Tomorrow at 7AM, "Ghostboat" is leaving Long Island and setting sail through New York City. I'm very excited, this adventure is starting. The crew is just the three of us, Rick, Andrea and me, and we seem to be fairly quiet and serious. I think people probably get along better that way in such close quarters like this, or maybe I just don't know them yet. Captain Rick is a true sailor gypsy man, glass eye and everything. He walks with a limp and has a heinously broken collar bone from a life spent at sea, but is in incredible shape for being in his sixties. I will surely learn a lot from him about boat handling. Andrea is an Italian adventure seeker and world champion fisherman, like minded to me in some ways, he's a really cool guy. He has a masterful command of English and Spanish.

This trip will probably be isolating and I'm going to feel all kinds of emotions. Currently the boat is moored at an 11 million dollar mansion on Long Island, 20 minutes outside the city. It's Rick's friend, and the house is like a resort. It's the best property around, a point of land with water on three sides, an ugly view to the blocky mansions in Port Washington and smog drenched high rise slums across the sound. There's constant air traffic overhead, but everyone seems to like this city. New York, land of the free, greed and corruption, money and power. I think it's cool though that me who lives with little money and doesn't get paid gets to stay in the most opulent mansion and nicest property around. I think some of my uncertainties are simply because I'm in New York. Looking forward to the sail tomorrow

....

I write this from a very low point in my life... Or maybe it's a high point. This sailing life is a wretched one. Actually, I feel much better now, I always feel better for a few minutes after I puke. I'll say it, I know people like to say they never get seasick, but I'll admit it, I'm seasick. The Ghostboat is somewhere off the Delaware Bay, way out in the open Atlantic. We've been running with the engine, but also currently under full sail and there's no land in sight.

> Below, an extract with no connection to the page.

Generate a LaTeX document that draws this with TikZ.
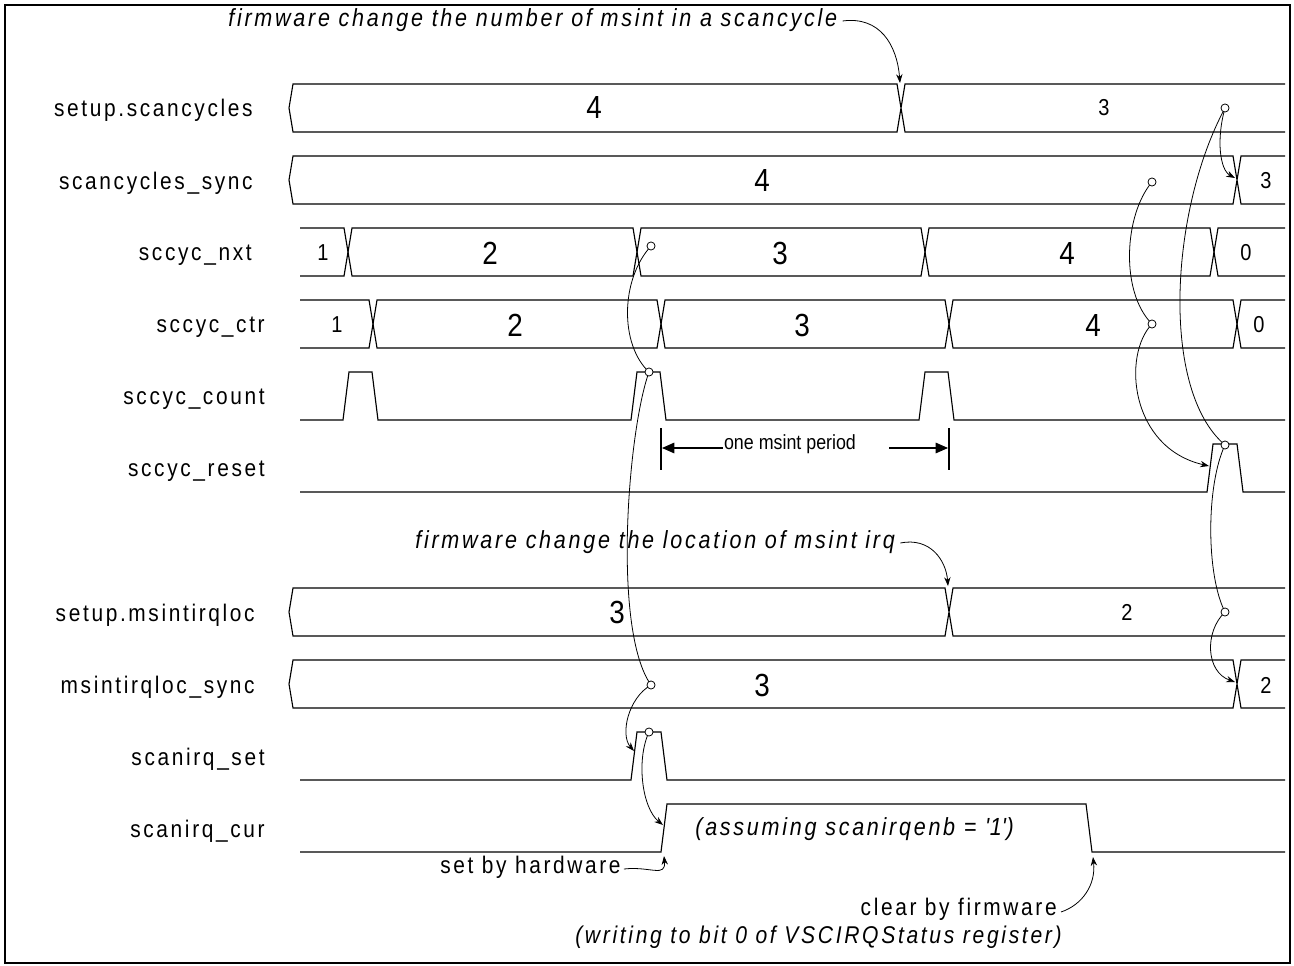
\documentclass[tikz,border=0pt]{standalone}
\usepackage{fontspec}
\setmainfont{Liberation Sans}[FakeStretch=0.87,LetterSpace=11]
\newfontfamily\plainf{Liberation Sans}[FakeStretch=0.87]
\usetikzlibrary{arrows.meta}
\newcommand\fs[1]{\fontsize{#1pt}{#1pt}\selectfont}
\begin{document}
\begin{tikzpicture}[x=0.02cm,y=-0.02cm,
  sig/.style={line width=0.65pt,line join=miter},
  lbl/.style={anchor=east,inner sep=0pt,font=\fs{13.66}},
  big/.style={inner sep=0pt,font=\plainf\fs{18.2}},
  small/.style={inner sep=0pt,font=\plainf\fs{13.1}},
  note/.style={inner sep=0pt,font=\fs{14.1}\itshape},
  txt/.style={inner sep=0pt,font=\fs{13.66}},
  cause/.style={line width=0.45pt},
  carrow/.style={line width=0.45pt,-{Stealth[length=5pt,width=3.6pt]}},
  dot/.style={circle,draw,fill=white,line width=0.45pt,minimum size=4.6pt,inner sep=0pt},
  bar/.style={line width=1.2pt},
  parrow/.style={line width=0.6pt,-{Triangle[length=7pt,width=6pt]}}]
\useasboundingbox (0,0) rectangle (1294,966);
\draw[line width=1.2pt] (5,5) rectangle (1290,963);

% labels
\node[lbl] (l0) at (253,110) {setup.scancycles};
\node[lbl] (l1) at (253,183) {scancycles\_sync};
\node[lbl] (l2) at (252,255) {sccyc\_nxt};
\node[lbl] (l3) at (265,327) {sccyc\_ctr};
\node[lbl] (l4) at (265,399) {sccyc\_count};
\node[lbl] (l5) at (265,471) {sccyc\_reset};
\node[lbl] (l6) at (255,615) {setup.msintirqloc};
\node[lbl] (l7) at (255,687) {msintirqloc\_sync};
\node[lbl] (l8) at (265,759) {scanirq\_set};
\node[lbl] (l9) at (265,831) {scanirq\_cur};

% signals
\draw[sig] (1285,84) -- (905,84) -- (897,132) -- (293,132) -- (289,108) -- (293,84) -- (897,84) -- (905,132) -- (1285,132);
\draw[sig] (1285,156) -- (1241,156) -- (1233,204) -- (293,204) -- (289,180) -- (293,156) -- (1233,156) -- (1241,204) -- (1285,204);
\draw[sig] (300,228) -- (344,228) -- (352,276) -- (633,276) -- (641,228) -- (921,228) -- (929,276) -- (1210,276) -- (1218,228) -- (1285,228);
\draw[sig] (300,276) -- (344,276) -- (352,228) -- (633,228) -- (641,276) -- (921,276) -- (929,228) -- (1210,228) -- (1218,276) -- (1285,276);
\draw[sig] (300,300) -- (369,300) -- (377,348) -- (657,348) -- (665,300) -- (945,300) -- (953,348) -- (1233,348) -- (1241,300) -- (1285,300);
\draw[sig] (300,348) -- (369,348) -- (377,300) -- (657,300) -- (665,348) -- (945,348) -- (953,300) -- (1233,300) -- (1241,348) -- (1285,348);
\draw[sig] (300,420) -- (343,420) -- (349,372) -- (372,372) -- (378,420) -- (631,420) -- (637,372) -- (660,372) -- (666,420) -- (919,420) -- (925,372) -- (948,372) -- (954,420) -- (1285,420);
\draw[sig] (300,492) -- (1207,492) -- (1213,444) -- (1237,444) -- (1243,492) -- (1285,492);
\draw[sig] (1285,588) -- (953,588) -- (945,636) -- (293,636) -- (289,612) -- (293,588) -- (945,588) -- (953,636) -- (1285,636);
\draw[sig] (1285,660) -- (1241,660) -- (1233,708) -- (293,708) -- (289,684) -- (293,660) -- (1233,660) -- (1241,708) -- (1285,708);
\draw[sig] (300,780) -- (631,780) -- (637,732) -- (661,732) -- (667,780) -- (1285,780);
\draw[sig] (300,852) -- (661,852) -- (667,804) -- (1086,804) -- (1092,852) -- (1285,852);

% values
\node[big] (v00) at (594,108) {4};
\node[small] (v01) at (1104,108) {3};
\node[big] (v10) at (762,181) {4};
\node[small] (v11) at (1266,181) {3};
\node[small] (v20) at (323,253) {1};
\node[big] (v21) at (490,253) {2};
\node[big] (v22) at (780,253) {3};
\node[big] (v23) at (1067,253) {4};
\node[small] (v24) at (1246,253) {0};
\node[small] (v30) at (337,325) {1};
\node[big] (v31) at (515,325) {2};
\node[big] (v32) at (802,325) {3};
\node[big] (v33) at (1093,325) {4};
\node[small] (v34) at (1259,325) {0};
\node[big] (v60) at (617,612) {3};
\node[small] (v61) at (1127,612) {2};
\node[big] (v70) at (762,685) {3};
\node[small] (v71) at (1266,685) {2};

% annotations
\node[note,anchor=west] (n1) at (228,20) {firmware change the number of msint in a scancycle};
\coordinate (t1) at (900,83);
\draw[carrow] (n1.east) ++(5,1) .. controls (880,16) and (897,45) .. (t1);
\node[note,anchor=west] (n2) at (415,542) {firmware change the location of msint irq};
\coordinate (t2) at (948,586);
\draw[carrow] (n2.east) ++(5,1) .. controls (930,537) and (946,560) .. (t2);
\node[note,anchor=west] (n3) at (695,829) {(assuming scanirqenb = \textquotesingle 1\textquotesingle)};
\node[txt,anchor=west] (n4) at (440,867) {set by hardware};
\coordinate (t4) at (664,856);
\draw[carrow] (n4.east) ++(3,2) .. controls (650,866) and (666,878) .. (t4);
\node[txt,anchor=east] (n5) at (1057,909) {clear by firmware};
\node[note,anchor=east,font=\fs{13.8}\itshape] (n6) at (1062,937) {(writing to bit 0 of VSCIRQStatus register)};
\coordinate (t5) at (1093,857);
\draw[carrow] (n5.east) ++(4,3) .. controls (1082,905) and (1096,885) .. (t5);

% one msint period
\draw[bar] (661,428) -- (661,470);
\draw[bar] (949,428) -- (949,470);
\node[inner sep=0pt,font=\plainf\fs{11.67}] (per) at (790,444) {one msint period};
\coordinate (pl) at (662,448);
\coordinate (pr) at (948,448);
\draw[parrow] (723,448) -- (pl);
\draw[parrow] (889,448) -- (pr);

% causality (left)
\coordinate (a1) at (651,246);
\coordinate (a2) at (649,372);
\coordinate (a3) at (651,685);
\coordinate (a4) at (649,732);
\coordinate (e3) at (634,751);
\coordinate (e4) at (663,825);
\draw[cause] (a1) .. controls (620,280) and (620,345) .. (a2);
\draw[cause] (a2) .. controls (628,430) and (612,630) .. (a3);
\draw[carrow] (a3) .. controls (628,698) and (620,735) .. (e3);
\draw[carrow] (a4) .. controls (636,760) and (642,808) .. (e4);

% causality (right)
\coordinate (b1) at (1225,108);
\coordinate (b2) at (1152,182);
\coordinate (b3) at (1152,324);
\coordinate (b4) at (1225,445);
\coordinate (b5) at (1225,612);
\coordinate (f1) at (1235,178);
\coordinate (f4) at (1209,466);
\coordinate (f6) at (1235,682);
\draw[carrow] (b1) .. controls (1216,140) and (1220,170) .. (f1);
\draw[cause] (b1) .. controls (1170,210) and (1160,390) .. (b4);
\draw[cause] (b2) .. controls (1124,215) and (1120,292) .. (b3);
\draw[carrow] (b3) .. controls (1122,355) and (1130,448) .. (f4);
\draw[cause] (b4) .. controls (1206,485) and (1206,575) .. (b5);
\draw[carrow] (b5) .. controls (1204,632) and (1206,672) .. (f6);

\foreach \p/\n in {a1/d1,a2/d2,a3/d3,a4/d4,b1/d5,b2/d6,b3/d7,b4/d8,b5/d9}
  \node[dot] (\n) at (\p) {};
\end{tikzpicture}
\end{document}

It's beautiful out here, I just wish I wasn't sick. I'm trying to overcome it. I'll be brutally honest though, everywhere that is not here is where I'd rather be. Driving my truck, or riding my bike up a big mountain. Moving and exploring the land. In the desert, in America, at Panamint Springs. I already miss my family, and my loved ones. Already I miss places familiar knowing how far I'm planning to go. But they will still be there, this is something I've always dreamed of doing. Laying around some guys boat as it takes me far away from home? It seems glamorous I know but... it isn't always. I really have no idea what I'm doing...

In fact, I was even too sick to finish writing this, and writing while seasick is foolish anyway, but now, much later, we're 50 miles off the coast of Norfolk Virginia and the Chesapeake and I'm starting to feel human again.

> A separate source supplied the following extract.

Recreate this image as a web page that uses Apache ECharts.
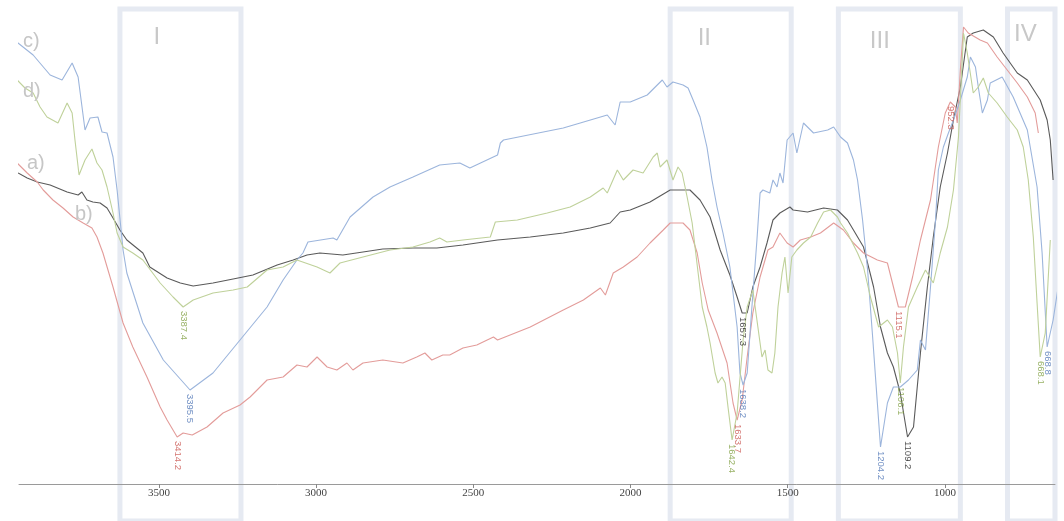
<!DOCTYPE html>
<html>
<head>
<meta charset="utf-8">
<script src="https://cdn.jsdelivr.net/npm/echarts@6/dist/echarts.min.js"></script>
<style>
html,body{margin:0;padding:0;background:#fff;}
#chart{width:1064px;height:521px;}
</style>
</head>
<body>
<div id="chart"></div>
<script>
// x: wavenumber (cm-1), y: transmittance (arbitrary units)
const curveA = [[3948,324],[3919,319],[3887,315],[3846,312],[3792,305],[3757,302],[3745,305],[3729,297],[3710,295],[3687,294],[3665,289],[3646,279],[3624,267],[3602,257],[3551,244],[3529,230],[3474,219],[3432,214],[3391,211],[3328,214],[3264,218],[3201,222],[3124,232],[3073,237],[3029,242],[2988,244],[2915,242],[2851,245],[2788,248],[2692,249],[2616,249],[2533,252],[2423,257],[2319,260],[2214,264],[2128,269],[2065,274],[2033,285],[2001,287],[1938,295],[1874,307],[1811,307],[1779,297],[1747,280],[1715,247],[1684,222],[1661,200],[1645,184],[1629,184],[1611,210],[1588,230],[1566,254],[1547,277],[1525,284],[1493,290],[1483,287],[1437,285],[1386,289],[1342,287],[1310,277],[1291,267],[1259,250],[1227,210],[1205,170],[1183,144],[1164,130],[1142,104],[1119,60],[1100,70],[1078,144],[1056,210],[1037,260],[1015,310],[992,344],[973,377],[951,410],[929,460],[910,464],[878,467],[846,460],[815,444],[770,424],[738,417],[697,397],[675,377],[665,357],[656,317]];

const curveB = [[3980,344],[3951,334],[3919,324],[3887,315],[3868,307],[3837,297],[3805,289],[3773,280],[3741,274],[3713,269],[3697,260],[3678,244],[3646,210],[3614,174],[3583,150],[3538,120],[3496,90],[3474,77],[3442,60],[3423,64],[3394,62],[3347,70],[3296,84],[3242,92],[3210,100],[3156,117],[3105,120],[3061,132],[3029,130],[2997,140],[2965,130],[2934,127],[2902,134],[2883,127],[2851,134],[2788,137],[2724,134],[2680,140],[2654,144],[2632,137],[2597,142],[2575,142],[2533,149],[2489,152],[2436,160],[2423,157],[2319,170],[2214,187],[2150,197],[2096,209],[2080,202],[2055,224],[2023,230],[1979,240],[1938,254],[1896,267],[1874,274],[1833,274],[1811,267],[1788,244],[1772,214],[1753,187],[1725,164],[1693,134],[1674,94],[1661,77],[1645,97],[1629,140],[1611,184],[1588,220],[1563,247],[1547,250],[1525,264],[1502,254],[1483,250],[1460,257],[1427,260],[1396,264],[1354,274],[1323,267],[1291,254],[1259,244],[1215,237],[1183,234],[1167,214],[1148,190],[1126,190],[1103,220],[1078,257],[1046,297],[1021,350],[999,384],[983,395],[967,390],[961,374],[951,427],[941,470],[926,464],[888,457],[865,454],[834,440],[802,427],[770,414],[738,400],[713,384],[703,364]];

const curveC = [[3964,458],[3900,442],[3846,422],[3808,417],[3776,434],[3757,420],[3735,367],[3719,379],[3694,380],[3681,365],[3665,364],[3646,340],[3633,307],[3614,247],[3602,224],[3551,174],[3486,137],[3401,107],[3328,124],[3242,157],[3156,190],[3105,217],[3061,237],[3042,244],[3026,255],[2946,259],[2934,257],[2892,280],[2819,300],[2765,310],[2692,320],[2607,332],[2543,334],[2511,329],[2423,342],[2414,354],[2404,357],[2214,369],[2160,374],[2074,382],[2049,372],[2033,395],[2001,395],[1947,402],[1899,417],[1884,410],[1865,415],[1833,412],[1817,409],[1801,397],[1779,380],[1757,350],[1741,317],[1725,290],[1706,264],[1684,230],[1661,170],[1652,124],[1642,112],[1629,124],[1614,190],[1598,257],[1588,304],[1579,307],[1557,304],[1547,317],[1534,310],[1525,324],[1515,314],[1502,357],[1483,364],[1471,344],[1450,374],[1418,364],[1373,367],[1354,370],[1332,360],[1310,354],[1291,337],[1278,317],[1262,277],[1246,227],[1230,160],[1215,94],[1205,50],[1183,94],[1164,110],[1142,110],[1116,117],[1088,127],[1078,157],[1062,147],[1046,210],[1030,277],[1021,327],[1005,350],[989,364],[973,377],[951,397],[929,420],[919,440],[903,430],[894,410],[881,384],[865,397],[856,414],[818,420],[783,400],[738,367],[707,310],[691,244],[675,150],[656,177],[633,224]];

const curveD = [[3973,437],[3951,417],[3926,409],[3900,404],[3878,390],[3856,380],[3821,374],[3792,394],[3776,384],[3767,357],[3754,322],[3735,337],[3713,348],[3697,334],[3681,327],[3665,310],[3646,284],[3633,264],[3614,250],[3583,244],[3551,237],[3496,214],[3455,200],[3423,190],[3391,197],[3328,204],[3264,207],[3219,210],[3156,227],[3105,230],[3061,237],[2997,230],[2956,224],[2924,234],[2851,240],[2765,247],[2692,250],[2638,255],[2607,259],[2584,255],[2533,257],[2446,260],[2430,275],[2360,277],[2265,284],[2192,290],[2128,300],[2087,309],[2074,304],[2042,327],[2023,317],[1992,327],[1960,324],[1928,340],[1915,344],[1906,330],[1884,337],[1880,335],[1865,317],[1849,330],[1836,324],[1820,300],[1804,274],[1785,224],[1772,190],[1757,170],[1747,154],[1731,124],[1722,114],[1709,120],[1699,114],[1690,90],[1677,57],[1661,84],[1642,157],[1629,190],[1611,207],[1595,170],[1582,140],[1572,147],[1563,127],[1550,124],[1541,144],[1531,190],[1518,224],[1509,240],[1499,204],[1487,240],[1471,247],[1450,254],[1427,260],[1405,274],[1386,285],[1364,287],[1342,280],[1332,274],[1310,264],[1278,244],[1259,230],[1237,200],[1211,170],[1183,177],[1167,170],[1151,144],[1142,114],[1132,150],[1116,190],[1088,210],[1062,227],[1037,214],[1015,244],[992,270],[973,307],[957,360],[945,437],[941,464],[929,444],[910,404],[894,410],[878,419],[862,404],[834,394],[802,380],[770,367],[751,350],[735,317],[719,260],[707,194],[697,140],[681,164],[665,257]];

// peak annotations: [wavenumber, transmittance, text]
const peaksA = [[1645,184,'1657.3'],[1119,60,'1109.2']];
const peaksB = [[3442,60,'3414.2'],[1661,77,'1633.7'],[1148,190,'1115.1'],[983,395,'952.3']];
const peaksC = [[3401,107,'3395.5'],[1642,112,'1638.2'],[1205,50,'1204.2'],[675,150,'668.8']];
const peaksD = [[3423,190,'3387.4'],[1677,57,'1642.4'],[1142,114,'1106.1'],[697,140,'668.1']];

// shaded regions: [name, from wavenumber, to wavenumber]
const regions = [['I',3624,3239],['II',1874,1489],['III',1339,951],['IV',801,400]];
const tickValues = [1000,1500,2000,2500,3000,3500];
const curveNames = ['a)','b)','c)','d)'];

const colors = {a:'#5a5a5a', b:'#e39c9a', c:'#9cb5dc', d:'#bfd19a'};
const labelColors = {a:'#1e1e1e', b:'#c9524e', c:'#4d74b5', d:'#7e9e3e'};
const regionOffsets = [[31,14],[25,15],[29,18],[4,11]];

const chart = echarts.init(document.getElementById('chart'), null, {renderer:'canvas'});

function lineSeries(data, color){
  return {type:'line', data:data, showSymbol:false, symbol:'none', clip:false, silent:true, z:3,
    lineStyle:{width:1.1, color:color}};
}
function peakSeries(data, color){
  return {type:'scatter', data:data, symbolSize:2, itemStyle:{color:'rgba(0,0,0,0)'}, clip:false, silent:true, z:4,
    label:{show:true, position:'bottom', distance:3, rotate:-90, align:'left', verticalAlign:'middle',
      fontFamily:'Liberation Sans', fontSize:9.5, color:color,
      formatter:function(p){return p.data[2];}}};
}

const option = {
  animation:false,
  backgroundColor:'#ffffff',
  grid:{left:19, right:9, top:0, bottom:0},
  xAxis:{type:'value', inverse:true, min:650, max:3945, offset:-37, z:10,
    axisLine:{show:true, onZero:false, lineStyle:{color:'#9a9a9a', width:1}},
    axisTick:{show:true, length:4, customValues:tickValues, lineStyle:{color:'#888'}},
    axisLabel:{show:true, customValues:tickValues, margin:4, fontFamily:'Liberation Serif', fontSize:11, color:'#444',
      formatter:function(v){return String(v);}},
    splitLine:{show:false}},
  yAxis:{type:'value', min:-24, max:497, show:false, splitLine:{show:false}},
  graphic: curveNames.map(function(n, i){
    const pos = [[27,153],[75,204],[23,31],[23,81]][i];
    return {type:'text', left:pos[0], top:pos[1], z:5, silent:true,
      style:{text:n, fill:'#c6c6c6', font:'20px "Liberation Sans"'}};
  }),
  series:[
    {type:'line', data:[], clip:false, silent:true, z:1,
      markArea:{silent:true,
        itemStyle:{color:'rgba(0,0,0,0)', borderColor:'#e6eaf2', borderWidth:5},
        label:{show:true, position:'insideTopLeft', color:'#c8c8c8', fontFamily:'Liberation Sans', fontSize:24},
        data: regions.map(function(r, i){
          return [{name:r[0], xAxis:r[1], yAxis:488, label:{offset:regionOffsets[i]}}, {xAxis:r[2], yAxis:-30}];
        })}},
    lineSeries(curveA, colors.a),
    lineSeries(curveB, colors.b),
    lineSeries(curveC, colors.c),
    lineSeries(curveD, colors.d),
    peakSeries(peaksA, labelColors.a),
    peakSeries(peaksB, labelColors.b),
    peakSeries(peaksC, labelColors.c),
    peakSeries(peaksD, labelColors.d)
  ]
};
chart.setOption(option);
</script>
</body>
</html>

The Atlantic water is a deep dark teal, still nearly black but clean now. The sun is hanging low and the wind is in the east. Yesterday was much different, we left through brown waters in New York City and it was a dramatic departure. The numerous skyscrapers surrounded us and were gleaming in the morning light. The sea was calm and I wasn't sick in the slightest. The October air was chilly but the sun was warm. I lay listlessly on deck for countless hours, sitting by Andrea mostly in silence and letting the entire day pass by. The Jersey shore slowly rolled away, houses, highways, one water tower after the next trailing into the distant horizon. An explosion of noxious black tar Jersey smoke filled the air in a plume from the distant shoreline and I waved the cities goodbye.

UPDATE!

It's 13:30 the following day (what day is it?) and this sailing life is a glorious one! I am sick no more or at least I hope, trying to overcome! We are finally making our way south of Cape Hatteras, North Carolina and the air has magically become, soft, warm and blissful. We're entering the south. The water is growing bluer gradually the further south we sail, now it is a deep azure, a perfect Atlantic blue. Dolphins were jumping alongside the boat this morning, they were happy and carefree. Then I noticed a refrigerator floating in the water directly in our path. We changed course to avoid it: perhaps the dolphins were trying to warn us? Then Andrea and Rick caught a gigantic wahoo! It was pretty amazing seeing them in action (they are badasses). We attacked the fish with a machete and hacksaw, filled a five gallon bucket full of steaks and I chopped the head up working on a fish stock. We also caught two bonito and I reeled one in! It is absolutely beautiful right now, I can't believe how calm the ocean is. You can hardly tell where it meets the ethereal sky. This is definitely a peaceful way to live, with fresh wahoo steaks for dinner tonight, I am finally really enjoying this. I am learning A LOT out here (about life). Tomorrow we will pull into Wilmington, North Carolina to wait out some foul weather.